** begin INFORMATION SHOWN **

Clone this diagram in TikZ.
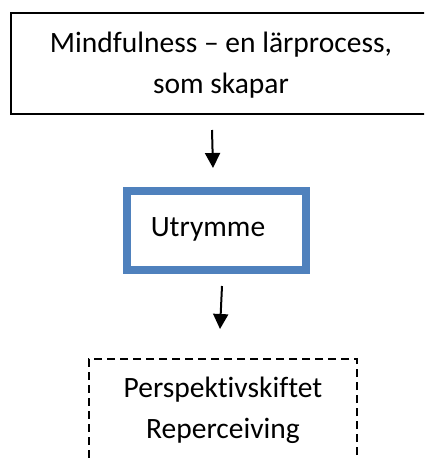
\documentclass[tikz,border=0pt]{standalone}
\usepackage{fontspec}
\setmainfont{Carlito}[Ligatures=CommonOff]
\usetikzlibrary{arrows.meta}
\definecolor{boxblue}{HTML}{4F81BD}
\tikzset{
  txt/.style={font=\fontsize{29.5}{34}\selectfont, anchor=base, inner sep=0pt},
  plainbox/.style={draw=black, line width=2pt, minimum width=420pt, minimum height=101pt, inner sep=0pt},
  bluebox/.style={draw=boxblue, line width=8pt, minimum width=179pt, minimum height=79pt, inner sep=0pt},
  dashbox/.style={draw=black, line width=1.4pt, dash pattern=on 8pt off 5pt, minimum width=268pt, minimum height=140pt, inner sep=0pt},
  flow/.style={line width=2pt, -{Triangle[width=15pt,length=15pt]}}
}
\begin{document}
\begin{tikzpicture}[x=1pt,y=-1pt]
\useasboundingbox (0,0) rectangle (424,458);
\clip (0,0) rectangle (424,458);
\node[plainbox] (top) at (221,63.5) {};
\node[txt] (t1) at (221,52) {Mindfulness – en lärprocess,};
\node[txt] (t2) at (221,93) {som skapar};
\node[bluebox] (mid) at (216.5,230.5) {};
\node[txt] (m1) at (208,236) {Utrymme};
\node[dashbox] (bot) at (223,429) {};
\node[txt] (b1) at (223,397) {Perspektivskiftet};
\node[txt] (b2) at (223,438) {Reperceiving};
\coordinate (a1s) at (212,130);
\coordinate (a1e) at (213,168);
\coordinate (a2s) at (222,286);
\coordinate (a2e) at (220,329);
\draw[flow] (a1s) -- (a1e);
\draw[flow] (a2s) -- (a2e);
\end{tikzpicture}
\end{document}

** end INFORMATION SHOWN **

STATED TASK: Word for word, quote the lines above. Omit the pictures.

THE RESPONSE:
Clone this diagram in TikZ.
\documentclass[tikz,border=0pt]{standalone}
\usepackage{fontspec}
\setmainfont{Carlito}[Ligatures=CommonOff]
\usetikzlibrary{arrows.meta}
\definecolor{boxblue}{HTML}{4F81BD}
\tikzset{
  txt/.style={font=\fontsize{29.5}{34}\selectfont, anchor=base, inner sep=0pt},
  plainbox/.style={draw=black, line width=2pt, minimum width=420pt, minimum height=101pt, inner sep=0pt},
  bluebox/.style={draw=boxblue, line width=8pt, minimum width=179pt, minimum height=79pt, inner sep=0pt},
  dashbox/.style={draw=black, line width=1.4pt, dash pattern=on 8pt off 5pt, minimum width=268pt, minimum height=140pt, inner sep=0pt},
  flow/.style={line width=2pt, -{Triangle[width=15pt,length=15pt]}}
}
\begin{document}
\begin{tikzpicture}[x=1pt,y=-1pt]
\useasboundingbox (0,0) rectangle (424,458);
\clip (0,0) rectangle (424,458);
\node[plainbox] (top) at (221,63.5) {};
\node[txt] (t1) at (221,52) {Mindfulness – en lärprocess,};
\node[txt] (t2) at (221,93) {som skapar};
\node[bluebox] (mid) at (216.5,230.5) {};
\node[txt] (m1) at (208,236) {Utrymme};
\node[dashbox] (bot) at (223,429) {};
\node[txt] (b1) at (223,397) {Perspektivskiftet};
\node[txt] (b2) at (223,438) {Reperceiving};
\coordinate (a1s) at (212,130);
\coordinate (a1e) at (213,168);
\coordinate (a2s) at (222,286);
\coordinate (a2e) at (220,329);
\draw[flow] (a1s) -- (a1e);
\draw[flow] (a2s) -- (a2e);
\end{tikzpicture}
\end{document}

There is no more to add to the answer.